Cybercrime is a growing concern for every business, regardless of size or industry. By now, we’ve all heard about the Colonial Pipeline ransomware attack. While this was a targeted cyberattack, many similar attacks begin with a harmless-looking email.
Phishing is a form of social engineering attack in which a criminal will attempt to trick you into taking action by sending a fake email that appears legitimate. The email might ask you to confirm a password or account number, or it might prompt you to click on a link that then infects your computer with malware.
Almost 20% of all employees are likely to click on phishing email links and, of those, a staggering 67.5% go on to enter their credentials on a phishing website. – Terranova Security
Phishing is probably the most common and insidious online threat today. Here are five ways to spot a phishing email before you get into trouble!
- It requests personal information. A hacker will go to great lengths to ensure that an email looks legit, including logos or phone numbers. However, if the email asks for personal information like an account number or password, it’s a strong giveaway that it’s malicious.

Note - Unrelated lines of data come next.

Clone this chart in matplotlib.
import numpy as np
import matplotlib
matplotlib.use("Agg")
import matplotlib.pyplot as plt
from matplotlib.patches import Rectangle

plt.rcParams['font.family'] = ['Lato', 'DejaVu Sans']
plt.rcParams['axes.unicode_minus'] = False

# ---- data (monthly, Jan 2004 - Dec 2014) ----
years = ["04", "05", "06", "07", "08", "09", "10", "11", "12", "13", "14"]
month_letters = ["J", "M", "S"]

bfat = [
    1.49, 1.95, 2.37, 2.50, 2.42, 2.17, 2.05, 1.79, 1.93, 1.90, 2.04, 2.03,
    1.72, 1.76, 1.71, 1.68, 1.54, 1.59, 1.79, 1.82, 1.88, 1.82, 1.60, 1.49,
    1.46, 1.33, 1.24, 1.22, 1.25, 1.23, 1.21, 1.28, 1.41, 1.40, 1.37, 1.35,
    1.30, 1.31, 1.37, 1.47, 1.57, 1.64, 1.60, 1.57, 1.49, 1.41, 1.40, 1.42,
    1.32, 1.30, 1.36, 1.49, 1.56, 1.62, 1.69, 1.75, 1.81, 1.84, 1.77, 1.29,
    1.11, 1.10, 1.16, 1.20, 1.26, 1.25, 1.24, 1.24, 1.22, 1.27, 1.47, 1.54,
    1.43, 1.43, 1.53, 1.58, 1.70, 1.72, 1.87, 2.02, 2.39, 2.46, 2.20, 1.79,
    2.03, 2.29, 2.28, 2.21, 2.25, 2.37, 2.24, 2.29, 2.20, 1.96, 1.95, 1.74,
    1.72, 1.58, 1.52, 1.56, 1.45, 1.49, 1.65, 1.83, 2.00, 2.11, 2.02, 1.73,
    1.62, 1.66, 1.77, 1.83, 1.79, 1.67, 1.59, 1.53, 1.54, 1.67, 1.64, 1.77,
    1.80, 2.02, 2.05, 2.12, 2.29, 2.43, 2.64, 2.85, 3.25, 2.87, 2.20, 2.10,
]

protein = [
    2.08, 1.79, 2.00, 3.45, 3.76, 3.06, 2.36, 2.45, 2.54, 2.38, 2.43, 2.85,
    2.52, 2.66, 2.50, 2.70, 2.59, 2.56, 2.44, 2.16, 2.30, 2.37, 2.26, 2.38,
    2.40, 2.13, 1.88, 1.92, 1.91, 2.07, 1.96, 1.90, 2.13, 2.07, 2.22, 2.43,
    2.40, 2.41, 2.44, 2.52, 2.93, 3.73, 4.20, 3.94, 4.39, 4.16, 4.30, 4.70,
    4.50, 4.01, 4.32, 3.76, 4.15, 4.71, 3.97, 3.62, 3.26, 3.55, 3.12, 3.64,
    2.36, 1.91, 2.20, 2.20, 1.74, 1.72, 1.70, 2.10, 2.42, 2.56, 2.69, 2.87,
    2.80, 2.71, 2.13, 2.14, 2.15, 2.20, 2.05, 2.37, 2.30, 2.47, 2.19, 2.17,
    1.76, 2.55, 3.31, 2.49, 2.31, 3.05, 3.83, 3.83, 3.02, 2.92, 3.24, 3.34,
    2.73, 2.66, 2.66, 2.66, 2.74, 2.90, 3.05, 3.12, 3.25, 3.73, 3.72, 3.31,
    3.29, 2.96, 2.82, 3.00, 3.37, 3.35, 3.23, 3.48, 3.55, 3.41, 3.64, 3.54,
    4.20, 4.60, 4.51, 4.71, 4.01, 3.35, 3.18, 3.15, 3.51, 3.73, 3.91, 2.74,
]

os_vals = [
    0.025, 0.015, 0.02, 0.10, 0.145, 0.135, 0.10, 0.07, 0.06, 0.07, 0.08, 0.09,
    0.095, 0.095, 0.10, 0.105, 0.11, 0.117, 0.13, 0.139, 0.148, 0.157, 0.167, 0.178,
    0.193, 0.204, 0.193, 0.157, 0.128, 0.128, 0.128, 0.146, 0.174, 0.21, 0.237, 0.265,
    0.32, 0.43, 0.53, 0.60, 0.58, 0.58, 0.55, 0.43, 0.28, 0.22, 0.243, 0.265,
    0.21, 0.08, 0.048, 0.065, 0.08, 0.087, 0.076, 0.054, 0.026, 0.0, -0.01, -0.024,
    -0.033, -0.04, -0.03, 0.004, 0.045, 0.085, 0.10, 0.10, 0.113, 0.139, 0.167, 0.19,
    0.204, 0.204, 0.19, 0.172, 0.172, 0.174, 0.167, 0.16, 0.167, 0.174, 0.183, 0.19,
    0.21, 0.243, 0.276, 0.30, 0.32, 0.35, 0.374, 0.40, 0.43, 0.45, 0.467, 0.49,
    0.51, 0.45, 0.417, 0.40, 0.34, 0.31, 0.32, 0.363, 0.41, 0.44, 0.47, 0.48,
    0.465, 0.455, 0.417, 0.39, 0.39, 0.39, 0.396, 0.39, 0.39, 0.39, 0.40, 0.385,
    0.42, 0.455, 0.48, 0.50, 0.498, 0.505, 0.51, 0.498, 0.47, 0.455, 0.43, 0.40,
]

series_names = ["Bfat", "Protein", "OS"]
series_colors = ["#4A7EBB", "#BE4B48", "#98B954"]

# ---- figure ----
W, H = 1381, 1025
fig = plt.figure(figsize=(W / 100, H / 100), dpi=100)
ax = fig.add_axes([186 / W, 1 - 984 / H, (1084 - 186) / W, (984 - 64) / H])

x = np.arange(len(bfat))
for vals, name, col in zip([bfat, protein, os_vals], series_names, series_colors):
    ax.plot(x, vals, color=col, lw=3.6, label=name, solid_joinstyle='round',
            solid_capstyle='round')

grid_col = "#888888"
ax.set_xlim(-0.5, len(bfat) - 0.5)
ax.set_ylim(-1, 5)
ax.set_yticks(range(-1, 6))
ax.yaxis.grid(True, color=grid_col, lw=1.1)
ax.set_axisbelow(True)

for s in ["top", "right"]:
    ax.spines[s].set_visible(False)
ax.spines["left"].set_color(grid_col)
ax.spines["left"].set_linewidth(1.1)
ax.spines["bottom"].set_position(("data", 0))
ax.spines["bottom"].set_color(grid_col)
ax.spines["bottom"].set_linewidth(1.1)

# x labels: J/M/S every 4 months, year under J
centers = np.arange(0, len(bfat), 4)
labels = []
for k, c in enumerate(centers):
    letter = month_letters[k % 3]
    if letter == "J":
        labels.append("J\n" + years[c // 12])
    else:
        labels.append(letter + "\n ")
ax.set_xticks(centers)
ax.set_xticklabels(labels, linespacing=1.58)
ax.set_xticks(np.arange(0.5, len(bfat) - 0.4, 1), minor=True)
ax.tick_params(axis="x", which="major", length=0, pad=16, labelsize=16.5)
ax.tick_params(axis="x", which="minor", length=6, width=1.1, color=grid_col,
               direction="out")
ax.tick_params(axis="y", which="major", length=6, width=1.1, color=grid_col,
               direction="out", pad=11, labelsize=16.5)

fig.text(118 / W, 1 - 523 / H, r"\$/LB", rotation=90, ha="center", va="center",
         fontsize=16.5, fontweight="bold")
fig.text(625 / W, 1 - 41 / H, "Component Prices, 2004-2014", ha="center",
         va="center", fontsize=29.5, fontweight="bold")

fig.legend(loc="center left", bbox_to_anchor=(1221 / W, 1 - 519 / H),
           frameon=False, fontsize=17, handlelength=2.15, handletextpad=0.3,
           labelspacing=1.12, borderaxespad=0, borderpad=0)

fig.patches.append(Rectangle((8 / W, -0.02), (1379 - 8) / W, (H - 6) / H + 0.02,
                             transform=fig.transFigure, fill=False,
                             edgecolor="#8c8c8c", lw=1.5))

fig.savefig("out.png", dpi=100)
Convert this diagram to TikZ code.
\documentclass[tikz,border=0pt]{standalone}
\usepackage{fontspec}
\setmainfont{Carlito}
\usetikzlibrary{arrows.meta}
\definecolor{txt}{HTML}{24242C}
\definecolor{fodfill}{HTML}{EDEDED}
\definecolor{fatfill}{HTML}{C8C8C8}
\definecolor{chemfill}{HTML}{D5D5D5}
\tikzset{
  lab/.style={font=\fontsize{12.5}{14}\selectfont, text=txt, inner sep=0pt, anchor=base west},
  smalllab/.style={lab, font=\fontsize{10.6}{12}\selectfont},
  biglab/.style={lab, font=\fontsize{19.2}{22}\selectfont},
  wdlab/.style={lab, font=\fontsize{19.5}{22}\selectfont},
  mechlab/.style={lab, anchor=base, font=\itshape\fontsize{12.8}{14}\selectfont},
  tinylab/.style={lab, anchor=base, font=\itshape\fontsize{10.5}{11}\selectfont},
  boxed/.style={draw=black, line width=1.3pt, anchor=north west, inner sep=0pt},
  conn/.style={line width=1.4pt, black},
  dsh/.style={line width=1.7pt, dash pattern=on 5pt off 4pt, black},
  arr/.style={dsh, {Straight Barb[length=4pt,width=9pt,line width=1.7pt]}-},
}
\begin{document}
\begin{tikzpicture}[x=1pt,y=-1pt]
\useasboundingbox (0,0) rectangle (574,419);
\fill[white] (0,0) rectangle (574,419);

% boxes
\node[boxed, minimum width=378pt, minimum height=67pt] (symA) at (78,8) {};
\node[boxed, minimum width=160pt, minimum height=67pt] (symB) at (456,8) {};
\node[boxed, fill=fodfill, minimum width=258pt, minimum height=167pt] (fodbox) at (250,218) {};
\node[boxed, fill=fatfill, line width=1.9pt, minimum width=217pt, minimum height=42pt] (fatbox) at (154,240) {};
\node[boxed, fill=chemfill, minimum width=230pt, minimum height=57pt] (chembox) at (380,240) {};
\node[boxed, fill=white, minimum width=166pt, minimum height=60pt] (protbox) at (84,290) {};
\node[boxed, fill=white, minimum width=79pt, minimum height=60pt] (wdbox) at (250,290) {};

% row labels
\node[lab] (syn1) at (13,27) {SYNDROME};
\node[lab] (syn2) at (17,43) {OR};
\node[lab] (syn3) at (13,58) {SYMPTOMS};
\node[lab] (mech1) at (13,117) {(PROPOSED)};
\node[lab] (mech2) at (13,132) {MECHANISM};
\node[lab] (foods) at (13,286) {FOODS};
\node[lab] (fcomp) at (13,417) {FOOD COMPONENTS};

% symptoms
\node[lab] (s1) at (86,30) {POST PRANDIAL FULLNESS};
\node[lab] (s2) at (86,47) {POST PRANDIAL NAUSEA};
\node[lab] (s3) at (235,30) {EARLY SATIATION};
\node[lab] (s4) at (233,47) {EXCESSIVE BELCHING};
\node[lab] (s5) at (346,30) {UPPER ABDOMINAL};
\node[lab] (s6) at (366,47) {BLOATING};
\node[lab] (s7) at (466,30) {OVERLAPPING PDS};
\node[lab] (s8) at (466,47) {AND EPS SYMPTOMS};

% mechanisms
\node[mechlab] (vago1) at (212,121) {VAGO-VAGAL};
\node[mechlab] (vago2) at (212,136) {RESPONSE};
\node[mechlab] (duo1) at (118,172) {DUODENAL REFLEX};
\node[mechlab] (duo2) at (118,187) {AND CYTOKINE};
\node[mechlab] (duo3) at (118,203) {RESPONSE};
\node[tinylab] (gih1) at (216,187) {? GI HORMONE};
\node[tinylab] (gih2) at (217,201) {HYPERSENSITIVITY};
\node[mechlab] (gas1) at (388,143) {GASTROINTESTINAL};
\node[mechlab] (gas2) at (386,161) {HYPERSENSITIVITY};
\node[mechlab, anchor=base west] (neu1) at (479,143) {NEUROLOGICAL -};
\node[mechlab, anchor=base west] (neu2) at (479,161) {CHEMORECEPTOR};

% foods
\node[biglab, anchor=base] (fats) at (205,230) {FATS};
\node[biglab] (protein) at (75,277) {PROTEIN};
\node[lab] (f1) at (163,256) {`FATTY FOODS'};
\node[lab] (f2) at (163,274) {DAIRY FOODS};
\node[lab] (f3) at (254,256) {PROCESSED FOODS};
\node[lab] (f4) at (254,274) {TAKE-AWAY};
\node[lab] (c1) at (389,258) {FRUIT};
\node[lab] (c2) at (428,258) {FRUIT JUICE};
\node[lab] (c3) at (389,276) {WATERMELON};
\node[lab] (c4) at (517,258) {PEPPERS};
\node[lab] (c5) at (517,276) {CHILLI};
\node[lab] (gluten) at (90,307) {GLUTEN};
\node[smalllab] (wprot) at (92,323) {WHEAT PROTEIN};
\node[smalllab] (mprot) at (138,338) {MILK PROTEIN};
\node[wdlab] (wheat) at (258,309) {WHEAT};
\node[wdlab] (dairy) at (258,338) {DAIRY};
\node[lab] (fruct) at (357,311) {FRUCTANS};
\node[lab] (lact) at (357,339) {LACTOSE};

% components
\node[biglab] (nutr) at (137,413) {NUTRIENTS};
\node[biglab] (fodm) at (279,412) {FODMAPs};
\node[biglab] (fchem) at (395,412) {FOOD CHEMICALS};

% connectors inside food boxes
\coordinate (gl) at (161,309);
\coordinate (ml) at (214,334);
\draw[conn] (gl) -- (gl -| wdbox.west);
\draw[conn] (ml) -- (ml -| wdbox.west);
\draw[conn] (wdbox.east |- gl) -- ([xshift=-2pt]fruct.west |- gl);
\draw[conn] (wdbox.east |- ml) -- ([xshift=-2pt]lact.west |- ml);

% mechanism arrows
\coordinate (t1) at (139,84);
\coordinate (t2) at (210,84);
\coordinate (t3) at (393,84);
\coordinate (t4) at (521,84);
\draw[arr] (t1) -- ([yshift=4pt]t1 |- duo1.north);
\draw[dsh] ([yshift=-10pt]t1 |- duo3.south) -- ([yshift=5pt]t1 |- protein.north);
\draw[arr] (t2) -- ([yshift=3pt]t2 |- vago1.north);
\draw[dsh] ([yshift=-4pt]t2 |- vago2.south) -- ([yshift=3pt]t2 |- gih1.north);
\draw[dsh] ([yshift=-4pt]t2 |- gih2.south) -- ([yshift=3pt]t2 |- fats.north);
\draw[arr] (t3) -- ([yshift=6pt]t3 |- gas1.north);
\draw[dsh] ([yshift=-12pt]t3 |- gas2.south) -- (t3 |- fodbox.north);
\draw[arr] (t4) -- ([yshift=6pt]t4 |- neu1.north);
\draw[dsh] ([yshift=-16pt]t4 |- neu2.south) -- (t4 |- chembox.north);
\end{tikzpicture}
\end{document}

- The web or email address doesn’t “look right.” Phishing emails often come from an address that looks legitimate but is slightly off. For example, you might receive an email from “amazoin.com” as opposed to amazon.com. Malicious links can also be concealed within the body of a suspicious email, right next to legitimate ones. Always roll over them and check before you click!
- It’s written poorly. Often poor use of language can be a tip-off. Read every email carefully and look for spelling and grammatical mistakes. If you received an unexpected email from a colleague riddled with mistakes, it might be a phishing attempt.
- There’s a suspicious attachment. If you receive an unexpected email that contains an attachment, proceed with caution. Scan it with antivirus software before opening it, and whenever possible, confirm it with the sender.
- An email is designed to induce panic. This is a common tactic. It might claim that your account has been compromised, and you need to click a link and change your password, or that your account will be closed if you don’t act immediately. If it looks suspicious, contact the sender through another way to confirm it!
Remember rule number one, “when in doubt, throw it out!” Links in emails, online ads, and social media posts, can often be the work of cybercriminals trying to steal your information. Even if you recognize the source, if it looks suspicious, confirm it, or delete!